The weather has been so beautiful recently that sitting indoors to write blog posts is less appealing than wandering outside, with or without a camera.
Cairns Birdwing butterflies, Ornithoptera euphorion, are abundant here (because we grow their food plant) and always beautiful but we don’t often get a photo showing the upper wings of the males because they always (well, 99.99% of the time) shut their wings together while resting. Why? If they didn’t, they might as well be shouting, “Eat me!” to the birds. (Ulysses Swallowtails are the same, only more so. So are many other butterflies – bright in flight, camouflaged at rest.)
So here’s one I caught while he was hovering to feed, and again while resting.

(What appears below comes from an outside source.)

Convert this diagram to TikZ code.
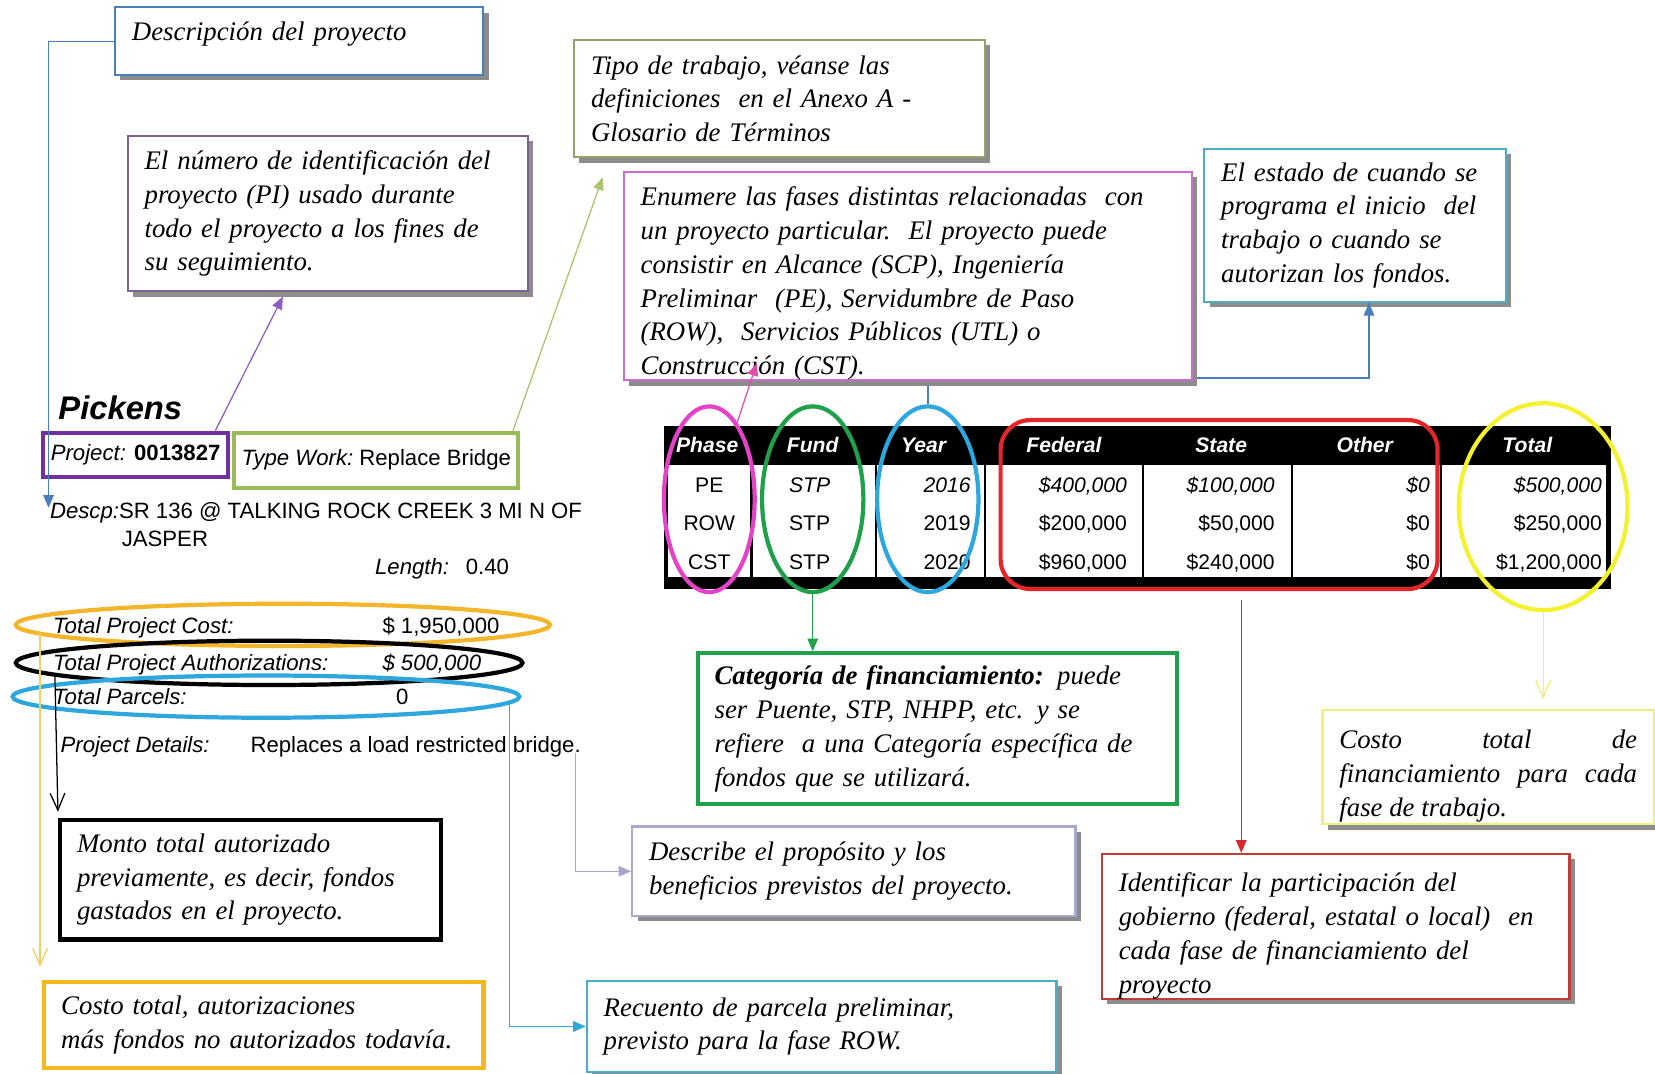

Figbirds (Sphecotheres vieilloti) are rowdy gregarious fruit-eaters which visit our garden quite often – not for the fruit they are named for, because we haven’t got any big fig trees, but for the palm seeds.
A large group turned up a few days ago to feed on the Alexandra palm and stayed long enough to be photographed. Long enough, in fact, for a Bowerbird to join them and then wander off again.
Adult females and the young of both sexes are brownish with speckled bellies and grey eye-rings. Adult males are colourful, their red eye-ring and vivid yellow belly contrasting brilliantly with their olive-green back and black head. Young males grow through a transitional stage in which all the adult colours gradually show through the camouflage.